I take all six dinosaurs out of the playground on a plate. Nanni looks at the sorry green mound left behind and gives a kind of laughing sigh. She says
we will put it all back together again later on. Why we should want to do this, I can't imagine but keep reading and you will find out in time.
I have to share my Birthday Party Day with Nanni because it is
something called Mother's Day. I don't see why Mothers have a day all to themselves but they do. I made my Mummy a card at pre-school playgroup with two chocolates stuck inside. It made her cry. Do you think this was because there were only two chocolates?
Next year (I am presuming there will be a next year?) I will make sure she gets three chocolates, one from me and one from each of The Twinkles. That should do it, don't you think?
What is a little unfair,
IMHO, is that Nanni is allowed to open her present more or less as soon as she arrives - but Yours Truly has to wait until Special Auntie Karen turns up so that we can have a Grand Present Opening. So why doesn't Nanni have to wait, same as me? The older I
get, the more I am aware of Life's Little Unfairnesses. I make my feelings known so Nanni says I can open one of the presents from Grandad and her. Well, what a disappointment that is! It's just something to wear, that's all. Now, some of my presents to wear
are Ace, like my super smart Batman shirt from Auntie Anne and Co and my fabulous Dress Up As A Dinosaur costume from my Great Godmother, Pat. Nanni's jumper isn't in the same league - though I guess it will keep me warm. I will probably thank her one day.

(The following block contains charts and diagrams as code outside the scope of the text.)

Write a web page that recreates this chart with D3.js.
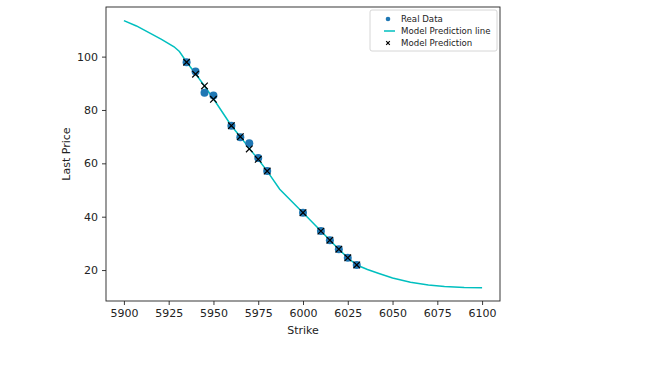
<!DOCTYPE html>
<html>
<head>
<meta charset="utf-8">
<script src="https://cdn.jsdelivr.net/npm/d3@7"></script>
<style>
body { margin: 0; background: #fff; }
text { font-family: "DejaVu Sans", sans-serif; fill: #222; }
</style>
</head>
<body>
<div id="chart"></div>
<script>
// data
var realStrike = [5935, 5940, 5945, 5950, 5960, 5965, 5970, 5975, 5980, 6000, 6010, 6015, 6020, 6025, 6030];
var realPrice  = [97.9, 94.4, 86.5, 85.4, 74.1, 69.8, 67.5, 62.0, 57.1, 41.5, 34.6, 31.2, 27.8, 24.6, 21.9];
var predPrice  = [97.9, 93.4, 89.0, 84.0, 74.1, 70.0, 65.4, 61.5, 57.1, 41.5, 34.6, 31.2, 27.8, 24.6, 21.9];

var lineStrike = [5900, 5907, 5914, 5921, 5928, 5931, 5935, 5940, 5945, 5950, 5960, 5965, 5970, 5975, 5980, 5987, 6000, 6010, 6015, 6020, 6025, 6030, 6036, 6042, 6050, 6060, 6070, 6079, 6090, 6100];
var linePrice  = [113.5, 111.5, 109.0, 106.5, 103.7, 101.9, 98.0, 93.6, 89.0, 84.2, 74.1, 70.0, 65.6, 61.5, 57.1, 50.3, 41.5, 34.6, 31.2, 27.8, 24.6, 21.9, 20.2, 18.8, 17.0, 15.4, 14.4, 13.8, 13.5, 13.4];

var xTicks = [5900, 5925, 5950, 5975, 6000, 6025, 6050, 6075, 6100];
var yTicks = [20, 40, 60, 80, 100];

var svgWidth = 670;
var svgHeight = 365;
var margin = {top: 7, right: 170, bottom: 64, left: 106};
var width = svgWidth - margin.left - margin.right;
var height = svgHeight - margin.top - margin.bottom;

var svg = d3.select("#chart")
    .append("svg")
    .attr("width", svgWidth)
    .attr("height", svgHeight);

var chartGroup = svg.append("g")
    .attr("transform", `translate(${margin.left},${margin.top})`);

var xScale = d3.scaleLinear()
    .domain([5890, 6110])
    .range([0, width]);
var yScale = d3.scaleLinear()
    .domain([8.4, 118.6])
    .range([height, 0]);

var bottomAxis = d3.axisBottom(xScale).tickValues(xTicks).tickSize(4).tickPadding(4).tickFormat(d3.format("d"));
var leftAxis = d3.axisLeft(yScale).tickValues(yTicks).tickSize(4).tickPadding(4);

var xAxis = chartGroup.append("g")
    .attr("transform", `translate(0,${height})`)
    .call(bottomAxis);
var yAxis = chartGroup.append("g")
    .call(leftAxis);

[xAxis, yAxis].forEach(function(a) {
    a.select(".domain").remove();
    a.selectAll("line").attr("stroke", "#222").attr("stroke-width", 0.9);
    a.selectAll("text").style("font-size", "11px").style("font-family", "DejaVu Sans").attr("fill", "#222");
});

// frame
chartGroup.append("rect")
    .attr("width", width)
    .attr("height", height)
    .attr("fill", "none")
    .attr("stroke", "#222")
    .attr("stroke-width", 0.9);

var lineData = lineStrike.map((s, i) => ({x: s, y: linePrice[i]}));
var line = d3.line().x(d => xScale(d.x)).y(d => yScale(d.y));

chartGroup.append("path")
    .datum(lineData)
    .attr("d", line)
    .attr("fill", "none")
    .attr("stroke", "#00bfbf")
    .attr("stroke-width", 1.5);

var realData = realStrike.map((s, i) => ({x: s, y: realPrice[i]}));
var predData = realStrike.map((s, i) => ({x: s, y: predPrice[i]}));

chartGroup.selectAll("circle.real")
    .data(realData)
    .enter()
    .append("circle")
    .attr("class", "real")
    .attr("cx", d => xScale(d.x))
    .attr("cy", d => yScale(d.y))
    .attr("r", 4)
    .attr("fill", "#1f77b4");

var xMark = function(sel, r) {
    sel.append("path")
        .attr("d", `M${-r},${-r}L${r},${r}M${-r},${r}L${r},${-r}`)
        .attr("stroke", "#000")
        .attr("stroke-width", 1.2)
        .attr("fill", "none");
};

chartGroup.selectAll("g.pred")
    .data(predData)
    .enter()
    .append("g")
    .attr("class", "pred")
    .attr("transform", d => `translate(${xScale(d.x)},${yScale(d.y)})`)
    .call(xMark, 3.3);

// axis labels
chartGroup.append("text")
    .attr("x", width / 2)
    .attr("y", height + 33)
    .attr("text-anchor", "middle")
    .style("font-size", "11px")
    .text("Strike");

chartGroup.append("text")
    .attr("transform", `translate(-36,${height / 2}) rotate(-90)`)
    .attr("text-anchor", "middle")
    .style("font-size", "11px")
    .text("Last Price");

// legend
var legend = svg.append("g").attr("transform", "translate(370,10)");
legend.append("rect")
    .attr("width", 127)
    .attr("height", 41)
    .attr("rx", 2)
    .attr("fill", "#fff")
    .attr("stroke", "#ccc")
    .attr("stroke-width", 0.8);

var legendLabels = ["Real Data", "Model Prediction line", "Model Prediction"];
var legendY = [9, 21, 33];

legendLabels.forEach(function(label, i) {
    var g = legend.append("g").attr("transform", `translate(0,${legendY[i]})`);
    if (i === 0) {
        g.append("circle").attr("cx", 18).attr("cy", 0).attr("r", 2.3).attr("fill", "#1f77b4");
    } else if (i === 1) {
        g.append("line").attr("x1", 14).attr("x2", 25).attr("y1", 0).attr("y2", 0)
            .attr("stroke", "#00bfbf").attr("stroke-width", 1.5);
    } else {
        g.append("g").attr("transform", "translate(18,0)").call(xMark, 1.8);
    }
    g.append("text")
        .attr("x", 31)
        .attr("y", 3)
        .style("font-size", "8.6px")
        .text(label);
});
</script>
</body>
</html>
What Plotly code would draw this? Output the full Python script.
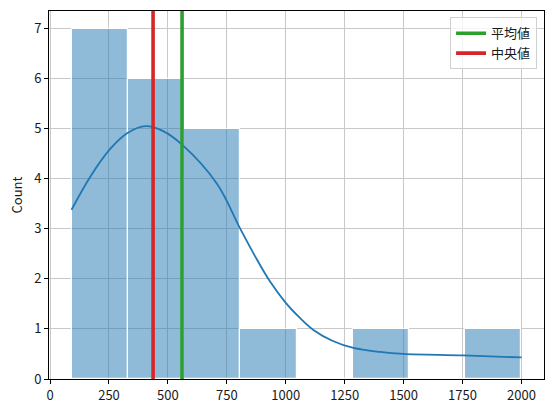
import plotly.graph_objects as go

# Histogram bins (edges) and counts
bin_edges = [91, 330, 568, 807, 1046, 1284, 1523, 1762, 2000]
counts = [7, 6, 5, 1, 0, 1, 0, 1]

# KDE curve
kde_x = [91, 172, 256, 327, 406, 480, 560, 708, 807, 870, 934, 1000, 1060, 1117, 1200, 1287, 1400, 1499, 1753, 2000]
kde_y = [3.38, 4.05, 4.60, 4.91, 5.05, 4.95, 4.68, 3.90, 3.00, 2.45, 1.94, 1.52, 1.22, 0.98, 0.76, 0.62, 0.54, 0.50, 0.47, 0.43]

mean_val = 560
median_val = 437

x_ticks = [0, 250, 500, 750, 1000, 1250, 1500, 1750, 2000]
y_ticks = [0, 1, 2, 3, 4, 5, 6, 7]
y_max = 7.35

centers = [(bin_edges[i] + bin_edges[i + 1]) / 2 for i in range(len(counts))]
widths = [bin_edges[i + 1] - bin_edges[i] for i in range(len(counts))]

FONT = "Noto Sans CJK JP"

fig = go.Figure()
fig.add_trace(go.Bar(
    x=centers, y=counts, width=widths,
    marker=dict(color="rgba(31,119,180,0.5)", line=dict(color="white", width=1.2)),
    showlegend=False, hoverinfo="skip",
))
fig.add_trace(go.Scatter(
    x=kde_x, y=kde_y, mode="lines", line=dict(color="#1f77b4", width=1.8, shape="spline", smoothing=1.0),
    showlegend=False,
))
fig.add_trace(go.Scatter(
    x=[mean_val, mean_val], y=[0, y_max], mode="lines",
    line=dict(color="#2ca02c", width=3.6), name="平均値",
))
fig.add_trace(go.Scatter(
    x=[median_val, median_val], y=[0, y_max], mode="lines",
    line=dict(color="#d62728", width=3.6), name="中央値",
))

fig.update_layout(
    width=553, height=413,
    margin=dict(l=49, r=9, t=11, b=34, autoexpand=False),
    paper_bgcolor="white", plot_bgcolor="white",
    font=dict(family=FONT, size=13, color="#1a1a1a"),
    bargap=0,
    legend=dict(
        x=0.986, y=0.983, xanchor="right", yanchor="top",
        bgcolor="rgba(255,255,255,0.8)", bordercolor="#d0d0d0", borderwidth=1,
        font=dict(family=FONT, size=13), tracegroupgap=0,
    ),
)
fig.update_xaxes(
    range=[-4.5, 2095.5], tickvals=x_ticks, ticktext=[str(v) for v in x_ticks],
    showgrid=True, gridcolor="#c8c8c8", gridwidth=0.8,
    showline=True, linecolor="black", linewidth=1, mirror=True,
    ticks="outside", ticklen=4, tickcolor="black", zeroline=False, automargin=False,
)
fig.update_yaxes(
    range=[0, y_max], tickvals=y_ticks, ticktext=[str(v) for v in y_ticks],
    showgrid=True, gridcolor="#c8c8c8", gridwidth=0.8,
    showline=True, linecolor="black", linewidth=1, mirror=True,
    ticks="outside", ticklen=4, tickcolor="black", zeroline=False, automargin=False,
    title=dict(text="Count", standoff=8, font=dict(family=FONT, size=13)),
)

fig.write_html(
    "out.html",
    config={"displayModeBar": False},
    post_script="document.body.style.margin='0';document.body.style.overflow='hidden';",
)
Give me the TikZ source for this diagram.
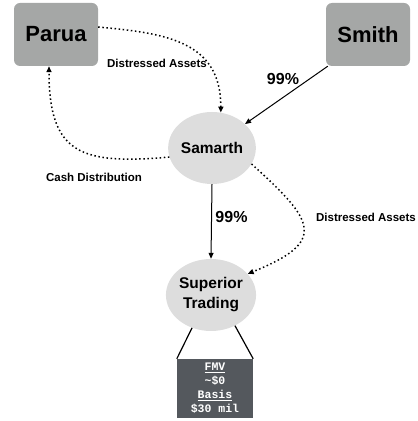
\documentclass[tikz,border=0pt]{standalone}
\usepackage{fontspec}
\setmainfont{Liberation Sans}
\setmonofont{Liberation Mono}
\usetikzlibrary{arrows.meta,shapes.geometric}
\definecolor{partygray}{HTML}{A5A7A6}
\definecolor{entitygray}{HTML}{DDDDDD}
\definecolor{valgray}{HTML}{54585D}
\newcommand{\bw}{84pt}

\begin{document}
\begin{tikzpicture}[x=1pt,y=1pt,
    party/.style={fill=partygray, rounded corners=6pt, minimum width=\bw, minimum height=63pt, inner sep=0pt, font=\fontsize{22}{26}\selectfont\bfseries},
    entity/.style={ellipse, fill=entitygray, minimum width=\bw, minimum height=72pt, inner sep=0pt, align=center, font=\fontsize{15.5}{20}\selectfont\bfseries},
    valbox/.style={fill=valgray, text=white, minimum width=76pt, minimum height=59pt, inner sep=0pt, align=center, font=\ttfamily\bfseries\fontsize{11.5}{14}\selectfont},
    own/.style={line width=1pt, -{Triangle[length=6pt,width=5pt]}},
    flow/.style={line width=1.5pt, dash pattern=on 1.5pt off 2.6pt, -{Triangle[length=6pt,width=5pt]}},
    pct/.style={font=\fontsize{16}{18}\selectfont\bfseries},
    lbl/.style={font=\fontsize{11.5}{13}\selectfont\bfseries}]
    \useasboundingbox (0,0) rectangle (418,421);

    % Owners
    \node[party] (parua) at (56,386.5) {Parua};
    \node[party] (smith) at (368,386.5) {Smith};

    % Entities
    \node[entity] (samarth) at (212,273) {Samarth};
    \node[entity] (superior) at (211,126) {Superior\\Trading};
    \node[valbox] (basis) at (215,32.5) {\underline{FMV}\\\textasciitilde\$0\\\underline{Basis}\\\$30 mil};

    % Ownership
    \draw[own] ([xshift=2pt]smith.south west) -- (samarth.36);
    \draw[own] (samarth.south) -- (superior.north);
    \node[pct] (pct-smith) at (283,342) {99\%};
    \node[pct] (pct-samarth) at (231.5,204) {99\%};

    % Transfers
    \draw[flow] (parua.10) to[out=-5,in=90,looseness=1.2] (samarth.76);
    \draw[flow] (samarth.192) to[out=185,in=-90,looseness=1.5] ([xshift=-7pt]parua.south);
    \draw[flow] (samarth.-22) to[out=-42,in=22,looseness=2] (superior.30);
    \node[lbl] (lbl-parua) at (157,358) {Distressed Assets};
    \node[lbl] (lbl-cash) at (94,244) {Cash Distribution};
    \node[lbl] (lbl-superior) at (366,204) {Distressed Assets};

    % Asset
    \draw[line width=1.2pt] (superior.240) -- (basis.north west);
    \draw[line width=1.2pt] (superior.308) -- (basis.north east);
\end{tikzpicture}
\end{document}
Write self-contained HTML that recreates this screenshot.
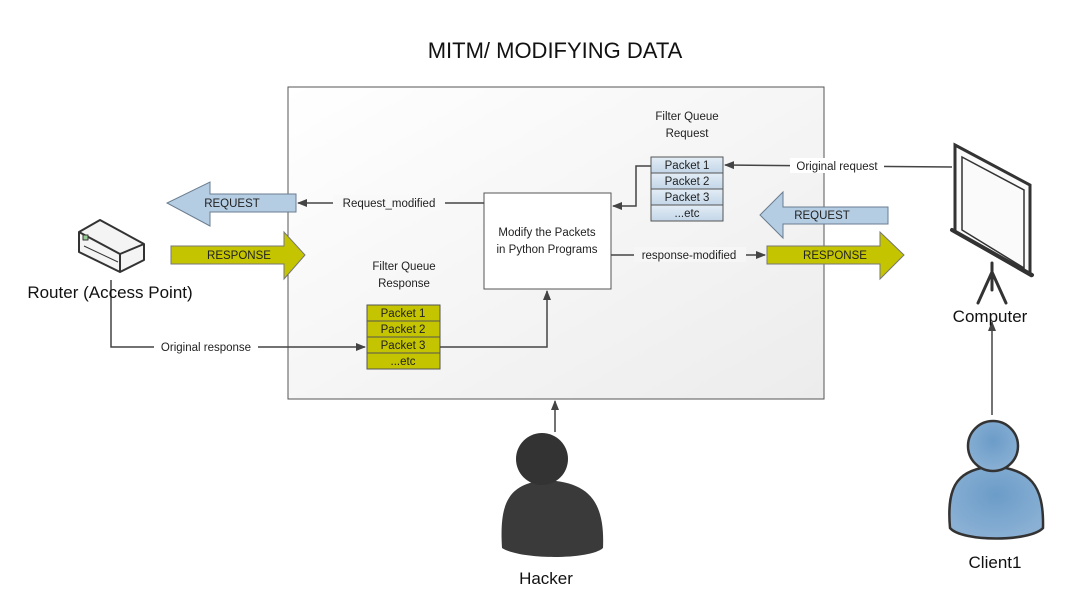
<!DOCTYPE html>
<html><head><meta charset="utf-8"><style>
body{margin:0;background:#fff;width:1090px;height:602px;overflow:hidden;font-family:"Liberation Sans",sans-serif}
</style></head><body>
<svg width="1090" height="602" viewBox="0 0 1090 602" xmlns="http://www.w3.org/2000/svg" font-family="Liberation Sans, sans-serif">
<defs>
<linearGradient id="bg" x1="0" y1="0" x2="1" y2="1"><stop offset="0" stop-color="#ffffff"/><stop offset="1" stop-color="#ececec"/></linearGradient>
<linearGradient id="bl" x1="0" y1="0" x2="0" y2="1"><stop offset="0" stop-color="#e3edf6"/><stop offset="1" stop-color="#c3d6e8"/></linearGradient>
<radialGradient id="pg" cx="0.5" cy="0.4" r="0.6"><stop offset="0" stop-color="#333"/><stop offset="1" stop-color="#3a3a3a"/></radialGradient>
<radialGradient id="pb" cx="0.5" cy="0.4" r="0.6"><stop offset="0" stop-color="#6b9cc8"/><stop offset="1" stop-color="#8ab0d4"/></radialGradient>
<marker id="ar" markerWidth="10" markerHeight="10" refX="9" refY="5" orient="auto" markerUnits="userSpaceOnUse"><path d="M0,1 L10,5 L0,9 z" fill="#444"/></marker>
</defs>
<text x="555" y="58" font-size="22" text-anchor="middle" fill="#111">MITM/ MODIFYING DATA</text>
<rect x="288" y="87" width="536" height="312" fill="url(#bg)" stroke="#555" stroke-width="1"/>
<rect x="484" y="193" width="127" height="96" fill="#fff" stroke="#555"/>
<text font-size="11.5" text-anchor="middle" fill="#222"><tspan x="547" y="236">Modify the Packets</tspan><tspan x="547" y="253">in Python Programs</tspan></text>
<text font-size="11.5" text-anchor="middle" fill="#222"><tspan x="687" y="120">Filter Queue</tspan><tspan x="687" y="137">Request</tspan></text>
<g stroke="#555" fill="url(#bl)">
<rect x="651" y="157" width="72" height="16"/><rect x="651" y="173" width="72" height="16"/><rect x="651" y="189" width="72" height="16"/><rect x="651" y="205" width="72" height="16"/></g>
<g font-size="11.5" text-anchor="middle" fill="#222"><text x="687" y="169">Packet 1</text><text x="687" y="185">Packet 2</text><text x="687" y="201">Packet 3</text><text x="687" y="217">...etc</text></g>
<text font-size="11.5" text-anchor="middle" fill="#222"><tspan x="404" y="270">Filter Queue</tspan><tspan x="404" y="287">Response</tspan></text>
<g stroke="#555" fill="#c4c400">
<rect x="367" y="305" width="73" height="16"/><rect x="367" y="321" width="73" height="16"/><rect x="367" y="337" width="73" height="16"/><rect x="367" y="353" width="73" height="16"/></g>
<g font-size="11.5" text-anchor="middle" fill="#222"><text x="403" y="317">Packet 1</text><text x="403" y="333">Packet 2</text><text x="403" y="349">Packet 3</text><text x="403" y="365">...etc</text></g>
<path d="M296,194 L210,194 L210,182 L167,203 L210,226 L210,212 L296,212 z" fill="#b5cde3" stroke="#6a7d90"/>
<text x="232" y="207" font-size="11.5" text-anchor="middle" fill="#222">REQUEST</text>
<path d="M171,246 L284,246 L284,232 L305,255 L284,279 L284,264 L171,264 z" fill="#c4c400" stroke="#777"/>
<text x="239" y="259" font-size="11.5" text-anchor="middle" fill="#222">RESPONSE</text>
<path d="M888,207 L783,207 L783,192 L760,215 L783,238 L783,224 L888,224 z" fill="#b5cde3" stroke="#6a7d90"/>
<text x="822" y="219" font-size="11.5" text-anchor="middle" fill="#222">REQUEST</text>
<path d="M767,246 L880,246 L880,232 L904,255 L880,279 L880,264 L767,264 z" fill="#c4c400" stroke="#777"/>
<text x="835" y="259" font-size="11.5" text-anchor="middle" fill="#222">RESPONSE</text>
<g stroke="#444" stroke-width="1.5" fill="none">
<path d="M484,203 L298,203" marker-end="url(#ar)"/>
<path d="M952,167 L725,165" marker-end="url(#ar)"/>
<path d="M651,166 L636,166 L636,206 L613,206" marker-end="url(#ar)"/>
<path d="M611,255 L765,255" marker-end="url(#ar)"/>
<path d="M111,280 L111,347 L365,347" marker-end="url(#ar)"/>
<path d="M440,347 L547,347 L547,291" marker-end="url(#ar)"/>
<path d="M555,432 L555,401" marker-end="url(#ar)"/>
<path d="M992,415 L992,322" marker-end="url(#ar)"/>
</g>
<g font-size="11.5" fill="#222" text-anchor="middle">
<rect x="333" y="195" width="112" height="15" fill="#f9f9f9"/><text x="389" y="207">Request_modified</text>
<rect x="790" y="158" width="94" height="15" fill="#fff"/><text x="837" y="170">Original request</text>
<rect x="634" y="247" width="112" height="15" fill="#f6f6f6"/><text x="689" y="259">response-modified</text>
<rect x="154" y="339" width="104" height="15" fill="#fff"/><text x="206" y="351">Original response</text>
</g>
<!-- router -->
<g stroke="#333" stroke-width="2" stroke-linejoin="round">
<path d="M79,232 L100,220 L144,244 L144,260 L120,272 L79,252 z" fill="#f4f4f4"/>
<path d="M79,232 L120,254 L144,244 M120,254 L120,272" fill="none"/>
<path d="M84,246 L118,262" fill="none" stroke-width="1"/>
<rect x="83" y="235" width="5" height="5" fill="#9c9" stroke-width="1"/>
</g>
<text x="110" y="298" font-size="17" text-anchor="middle" fill="#111">Router (Access Point)</text>
<!-- screen -->
<g stroke="#333" fill="none" stroke-linecap="round">
<path d="M992,263 L992,290 M992,272 L978,303 M992,272 L1006,303" stroke-width="3"/>
<path d="M955,145 L1030,185 L1030,275 L955,232 z" fill="#fafafa" stroke-width="3"/>
<path d="M962,157 L1024,190 L1024,268 L962,230 z" stroke-width="1.5"/>
<path d="M952,230 L1032,275" stroke-width="4"/>
</g>
<text x="990" y="322" font-size="17" text-anchor="middle" fill="#111">Computer</text>
<!-- hacker -->
<path d="M502,548 C499,500 510,484 545,480 C588,482 605,500 603,548 C590,560 520,560 502,548 z" fill="#3a3a3a"/>
<circle cx="542" cy="459" r="26" fill="#333"/>
<text x="546" y="584" font-size="17" text-anchor="middle" fill="#111">Hacker</text>
<!-- client -->
<path d="M950,528 C946,482 960,470 993,466 C1030,470 1044,484 1043,528 C1030,542 962,542 950,528 z" fill="url(#pb)" stroke="#333" stroke-width="2.5"/>
<circle cx="993" cy="446" r="25" fill="url(#pb)" stroke="#333" stroke-width="2.5"/>
<text x="995" y="568" font-size="17" text-anchor="middle" fill="#111">Client1</text>
</svg>
</body></html>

Once Auntie Karen arrive, things improve considerably on the Present Front. As in, I am allowed to open everything. I am, indeed, a Lucky Rascal. Going to bed, in particular, will be so much more fun now I have a secret
dinosaur torch. Bet you wish you had one.
Nanni rescued all her dinosaurs from the toy microwave where they were cooking and put them back on the green mound which turned out to be my birthday cake. Well,
who'd have thought it? I was giggling so much that it took me about five tries to blow out my candles. Despite the fact that there were only three of them.
Nanni says that people don't often remember much
before they are three years old. All I can say is, what a good job I have recorded the main events of my first three years on the Daily Blog.
I should have known it would all be worth it one day.